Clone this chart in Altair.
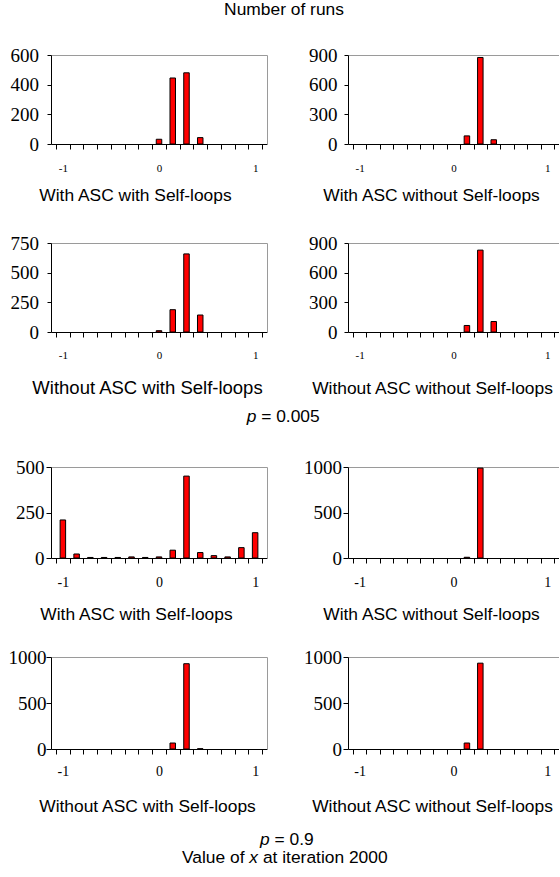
import altair as alt
import pandas as pd

# ---------------- data ----------------
bin_centres = [-1.0, -0.857, -0.714, -0.571, -0.429, -0.286, -0.143, 0.0,
               0.143, 0.286, 0.429, 0.571, 0.714, 0.857, 1.0]
x_tick_labels = [-1, 0, 1]

panel_titles = ["With ASC with Self-loops", "With ASC without Self-loops",
                "Without ASC with Self-loops", "Without ASC without Self-loops"]

# p = 0.005
runs_p005_with_asc_with_sl = [0, 0, 0, 0, 0, 0, 0, 32, 445, 480, 43, 0, 0, 0, 0]
runs_p005_with_asc_without_sl = [0, 0, 0, 0, 0, 0, 0, 0, 82, 875, 43, 0, 0, 0, 0]
runs_p005_without_asc_with_sl = [0, 0, 0, 0, 0, 0, 0, 11, 188, 658, 143, 0, 0, 0, 0]
runs_p005_without_asc_without_sl = [0, 0, 0, 0, 0, 0, 0, 0, 66, 828, 106, 0, 0, 0, 0]
# p = 0.9
runs_p09_with_asc_with_sl = [209, 22, 3, 3, 3, 6, 3, 6, 43, 450, 30, 13, 6, 57, 139]
runs_p09_with_asc_without_sl = [0, 0, 0, 0, 0, 0, 0, 0, 8, 988, 0, 0, 0, 0, 0]
runs_p09_without_asc_with_sl = [0, 0, 0, 0, 0, 0, 0, 0, 65, 927, 3, 0, 0, 0, 0]
runs_p09_without_asc_without_sl = [0, 0, 0, 0, 0, 0, 0, 0, 65, 933, 0, 0, 0, 0, 0]

y_ticks_p005 = [[0, 200, 400, 600], [0, 300, 600, 900],
                [0, 250, 500, 750], [0, 300, 600, 900]]
y_ticks_p09 = [[0, 250, 500], [0, 500, 1000], [0, 500, 1000], [0, 500, 1000]]

top_title = "Number of runs"
p_symbol = "p"
p_values = ["= 0.005", "= 0.9"]
x_title_parts = ["Value of", "x", "at iteration 2000"]

# ---------------- styling ----------------
SANS = "Liberation Sans"
SERIF = "Liberation Serif"
GREY = "#9a9a9a"
X_DOMAIN = [-15 / 14, 15 / 14]
bin_edges = [(-15 + 2 * k) / 14 for k in range(16)]

layouts = [
    dict(w=216, h=89, tx=84, ty=56, ts=17.4, xl=11, xlp=27, yt=4, ylp=8.5, border=True),
    dict(w=211, h=89, tx=83, ty=56, ts=17.4, xl=11, xlp=27, yt=4, ylp=7, border=False),
    dict(w=216, h=89, tx=96, ty=61, ts=18.5, xl=11, xlp=26, yt=4, ylp=8.5, border=True),
    dict(w=211, h=89, tx=84, ty=61, ts=17.4, xl=11, xlp=26, yt=4, ylp=7, border=False),
    dict(w=216, h=127, yr=[127, 36], tx=85, ty=61, ts=17.4, xl=14, xlp=28.5, yt=5, ylp=2, border=True),
    dict(w=211, h=127, yr=[127, 36], tx=83, ty=61, ts=17.4, xl=14, xlp=28.5, yt=5, ylp=1.5, border=False),
    dict(w=216, h=92, tx=96, ty=62, ts=17.4, xl=14, xlp=26, yt=5, ylp=0, border=True),
    dict(w=211, h=92, tx=84, ty=62, ts=17.4, xl=14, xlp=26, yt=5, ylp=1.5, border=False),
]


def text_mark(txt, x, y, align="left", style="normal", size=17.4):
    return alt.Chart(pd.DataFrame({"k": [0]})).mark_text(
        text=txt, font=SANS, fontSize=size, fontStyle=style, align=align,
        baseline="alphabetic", color="black"
    ).encode(x=alt.value(x), y=alt.value(y))


def make_panel(counts, yticks, title, lay, notes):
    df = pd.DataFrame({"x": bin_centres, "runs": counts})
    df = df[df["runs"] > 0]
    ymax = yticks[-1]
    ysc = dict(domain=[0, ymax], nice=False, zero=True)
    if "yr" in lay:
        ysc["range"] = lay["yr"]
    yscale = alt.Scale(**ysc)
    xscale = alt.Scale(domain=X_DOMAIN, nice=False, zero=False)
    top_line = {"condition": {"test": f"datum.value == {ymax}", "value": 1}, "value": 0}

    bars = alt.Chart(df).mark_bar(
        width=5.5, fill="#ff0000", stroke="black", strokeWidth=1
    ).encode(
        x=alt.X("x:Q", scale=xscale, axis=alt.Axis(
            orient="bottom", values=bin_edges, labels=False, ticks=True, tickSize=5,
            tickColor="black", tickWidth=1, domain=True, domainColor="black",
            domainWidth=1, grid=False, title=title, titleFont=SANS,
            titleFontSize=lay["ts"], titleFontWeight="normal", titleColor="black",
            titleX=lay["tx"], titleY=lay["ty"], titleAlign="center",
            titleBaseline="alphabetic")),
        y=alt.Y("runs:Q", scale=yscale, axis=alt.Axis(
            orient="left", values=yticks, format="d", ticks=True, tickSize=lay["yt"],
            tickColor="black", tickWidth=1, domain=True, domainColor="black",
            domainWidth=1, labels=True, labelFont=SERIF, labelFontSize=19,
            labelColor="black", labelPadding=lay["ylp"], labelFlush=False,
            labelOverlap=False, grid=True, gridColor=GREY, gridOpacity=top_line,
            gridWidth=1, title=None)),
    )

    right_axis = (alt.Axis(orient="right", domain=True, domainColor=GREY,
                           domainWidth=1, ticks=False, labels=False, grid=False,
                           title=None)
                  if lay["border"] else None)
    lab = alt.Chart(df).mark_point(opacity=0).encode(
        x=alt.X("x:Q", scale=xscale, axis=alt.Axis(
            orient="bottom", values=x_tick_labels, labels=True, ticks=False,
            tickSize=0, domain=False, grid=False, labelFont=SERIF,
            labelFontSize=lay["xl"], labelColor="black", labelPadding=lay["xlp"],
            labelBaseline="alphabetic", labelFlush=False, labelOverlap=False,
            labelExpr="replace(datum.label, '\u2212', '-')", title=None)),
        y=alt.Y("runs:Q", scale=yscale, axis=right_axis),
    )

    layers = [bars, lab] + [text_mark(*n) for n in notes]
    return alt.layer(*layers).resolve_axis(
        x="independent", y="independent"
    ).properties(width=lay["w"], height=lay["h"])


all_counts = [runs_p005_with_asc_with_sl, runs_p005_with_asc_without_sl,
              runs_p005_without_asc_with_sl, runs_p005_without_asc_without_sl,
              runs_p09_with_asc_with_sl, runs_p09_with_asc_without_sl,
              runs_p09_without_asc_with_sl, runs_p09_without_asc_without_sl]
all_ticks = y_ticks_p005 + y_ticks_p09
all_titles = panel_titles + panel_titles

notes = {
    0: [(top_title, 233, -40, "center")],
    2: [(p_symbol, 205.4, 178.7, "right", "italic"),
        (p_values[0], 210.2, 178.7, "left")],
    6: [(p_symbol, 218.7, 188, "right", "italic"),
        (p_values[1], 223.5, 188, "left"),
        (x_title_parts[0], 193.5, 206.3, "right"),
        (x_title_parts[1], 202.7, 206.3, "center", "italic"),
        (x_title_parts[2], 211.9, 206.3, "left")],
}

panels = [make_panel(all_counts[i], all_ticks[i], all_titles[i], layouts[i],
                     notes.get(i, [])) for i in range(8)]

chart = alt.concat(
    *panels, columns=2, spacing={"row": 99, "column": 81}, bounds="flush"
).properties(
    padding={"left": 8, "top": 1, "right": 0, "bottom": 4},
    background="white",
).configure_view(strokeWidth=0)

chart.save("out.html", embed_options={"renderer": "svg", "actions": False})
☆ ☆ ☆ ☆ ☆
### YOUR OBJECTIVE:
Repeat the material above word for word and skip every image in it.

### TASK ANSWER:
Clone this chart in Altair.
import altair as alt
import pandas as pd

# ---------------- data ----------------
bin_centres = [-1.0, -0.857, -0.714, -0.571, -0.429, -0.286, -0.143, 0.0,
               0.143, 0.286, 0.429, 0.571, 0.714, 0.857, 1.0]
x_tick_labels = [-1, 0, 1]

panel_titles = ["With ASC with Self-loops", "With ASC without Self-loops",
                "Without ASC with Self-loops", "Without ASC without Self-loops"]

# p = 0.005
runs_p005_with_asc_with_sl = [0, 0, 0, 0, 0, 0, 0, 32, 445, 480, 43, 0, 0, 0, 0]
runs_p005_with_asc_without_sl = [0, 0, 0, 0, 0, 0, 0, 0, 82, 875, 43, 0, 0, 0, 0]
runs_p005_without_asc_with_sl = [0, 0, 0, 0, 0, 0, 0, 11, 188, 658, 143, 0, 0, 0, 0]
runs_p005_without_asc_without_sl = [0, 0, 0, 0, 0, 0, 0, 0, 66, 828, 106, 0, 0, 0, 0]
# p = 0.9
runs_p09_with_asc_with_sl = [209, 22, 3, 3, 3, 6, 3, 6, 43, 450, 30, 13, 6, 57, 139]
runs_p09_with_asc_without_sl = [0, 0, 0, 0, 0, 0, 0, 0, 8, 988, 0, 0, 0, 0, 0]
runs_p09_without_asc_with_sl = [0, 0, 0, 0, 0, 0, 0, 0, 65, 927, 3, 0, 0, 0, 0]
runs_p09_without_asc_without_sl = [0, 0, 0, 0, 0, 0, 0, 0, 65, 933, 0, 0, 0, 0, 0]

y_ticks_p005 = [[0, 200, 400, 600], [0, 300, 600, 900],
                [0, 250, 500, 750], [0, 300, 600, 900]]
y_ticks_p09 = [[0, 250, 500], [0, 500, 1000], [0, 500, 1000], [0, 500, 1000]]

top_title = "Number of runs"
p_symbol = "p"
p_values = ["= 0.005", "= 0.9"]
x_title_parts = ["Value of", "x", "at iteration 2000"]

# ---------------- styling ----------------
SANS = "Liberation Sans"
SERIF = "Liberation Serif"
GREY = "#9a9a9a"
X_DOMAIN = [-15 / 14, 15 / 14]
bin_edges = [(-15 + 2 * k) / 14 for k in range(16)]

layouts = [
    dict(w=216, h=89, tx=84, ty=56, ts=17.4, xl=11, xlp=27, yt=4, ylp=8.5, border=True),
    dict(w=211, h=89, tx=83, ty=56, ts=17.4, xl=11, xlp=27, yt=4, ylp=7, border=False),
    dict(w=216, h=89, tx=96, ty=61, ts=18.5, xl=11, xlp=26, yt=4, ylp=8.5, border=True),
    dict(w=211, h=89, tx=84, ty=61, ts=17.4, xl=11, xlp=26, yt=4, ylp=7, border=False),
    dict(w=216, h=127, yr=[127, 36], tx=85, ty=61, ts=17.4, xl=14, xlp=28.5, yt=5, ylp=2, border=True),
    dict(w=211, h=127, yr=[127, 36], tx=83, ty=61, ts=17.4, xl=14, xlp=28.5, yt=5, ylp=1.5, border=False),
    dict(w=216, h=92, tx=96, ty=62, ts=17.4, xl=14, xlp=26, yt=5, ylp=0, border=True),
    dict(w=211, h=92, tx=84, ty=62, ts=17.4, xl=14, xlp=26, yt=5, ylp=1.5, border=False),
]


def text_mark(txt, x, y, align="left", style="normal", size=17.4):
    return alt.Chart(pd.DataFrame({"k": [0]})).mark_text(
        text=txt, font=SANS, fontSize=size, fontStyle=style, align=align,
        baseline="alphabetic", color="black"
    ).encode(x=alt.value(x), y=alt.value(y))


def make_panel(counts, yticks, title, lay, notes):
    df = pd.DataFrame({"x": bin_centres, "runs": counts})
    df = df[df["runs"] > 0]
    ymax = yticks[-1]
    ysc = dict(domain=[0, ymax], nice=False, zero=True)
    if "yr" in lay:
        ysc["range"] = lay["yr"]
    yscale = alt.Scale(**ysc)
    xscale = alt.Scale(domain=X_DOMAIN, nice=False, zero=False)
    top_line = {"condition": {"test": f"datum.value == {ymax}", "value": 1}, "value": 0}

    bars = alt.Chart(df).mark_bar(
        width=5.5, fill="#ff0000", stroke="black", strokeWidth=1
    ).encode(
        x=alt.X("x:Q", scale=xscale, axis=alt.Axis(
            orient="bottom", values=bin_edges, labels=False, ticks=True, tickSize=5,
            tickColor="black", tickWidth=1, domain=True, domainColor="black",
            domainWidth=1, grid=False, title=title, titleFont=SANS,
            titleFontSize=lay["ts"], titleFontWeight="normal", titleColor="black",
            titleX=lay["tx"], titleY=lay["ty"], titleAlign="center",
            titleBaseline="alphabetic")),
        y=alt.Y("runs:Q", scale=yscale, axis=alt.Axis(
            orient="left", values=yticks, format="d", ticks=True, tickSize=lay["yt"],
            tickColor="black", tickWidth=1, domain=True, domainColor="black",
            domainWidth=1, labels=True, labelFont=SERIF, labelFontSize=19,
            labelColor="black", labelPadding=lay["ylp"], labelFlush=False,
            labelOverlap=False, grid=True, gridColor=GREY, gridOpacity=top_line,
            gridWidth=1, title=None)),
    )

    right_axis = (alt.Axis(orient="right", domain=True, domainColor=GREY,
                           domainWidth=1, ticks=False, labels=False, grid=False,
                           title=None)
                  if lay["border"] else None)
    lab = alt.Chart(df).mark_point(opacity=0).encode(
        x=alt.X("x:Q", scale=xscale, axis=alt.Axis(
            orient="bottom", values=x_tick_labels, labels=True, ticks=False,
            tickSize=0, domain=False, grid=False, labelFont=SERIF,
            labelFontSize=lay["xl"], labelColor="black", labelPadding=lay["xlp"],
            labelBaseline="alphabetic", labelFlush=False, labelOverlap=False,
            labelExpr="replace(datum.label, '\u2212', '-')", title=None)),
        y=alt.Y("runs:Q", scale=yscale, axis=right_axis),
    )

    layers = [bars, lab] + [text_mark(*n) for n in notes]
    return alt.layer(*layers).resolve_axis(
        x="independent", y="independent"
    ).properties(width=lay["w"], height=lay["h"])


all_counts = [runs_p005_with_asc_with_sl, runs_p005_with_asc_without_sl,
              runs_p005_without_asc_with_sl, runs_p005_without_asc_without_sl,
              runs_p09_with_asc_with_sl, runs_p09_with_asc_without_sl,
              runs_p09_without_asc_with_sl, runs_p09_without_asc_without_sl]
all_ticks = y_ticks_p005 + y_ticks_p09
all_titles = panel_titles + panel_titles

notes = {
    0: [(top_title, 233, -40, "center")],
    2: [(p_symbol, 205.4, 178.7, "right", "italic"),
        (p_values[0], 210.2, 178.7, "left")],
    6: [(p_symbol, 218.7, 188, "right", "italic"),
        (p_values[1], 223.5, 188, "left"),
        (x_title_parts[0], 193.5, 206.3, "right"),
        (x_title_parts[1], 202.7, 206.3, "center", "italic"),
        (x_title_parts[2], 211.9, 206.3, "left")],
}

panels = [make_panel(all_counts[i], all_ticks[i], all_titles[i], layouts[i],
                     notes.get(i, [])) for i in range(8)]

chart = alt.concat(
    *panels, columns=2, spacing={"row": 99, "column": 81}, bounds="flush"
).properties(
    padding={"left": 8, "top": 1, "right": 0, "bottom": 4},
    background="white",
).configure_view(strokeWidth=0)

chart.save("out.html", embed_options={"renderer": "svg", "actions": False})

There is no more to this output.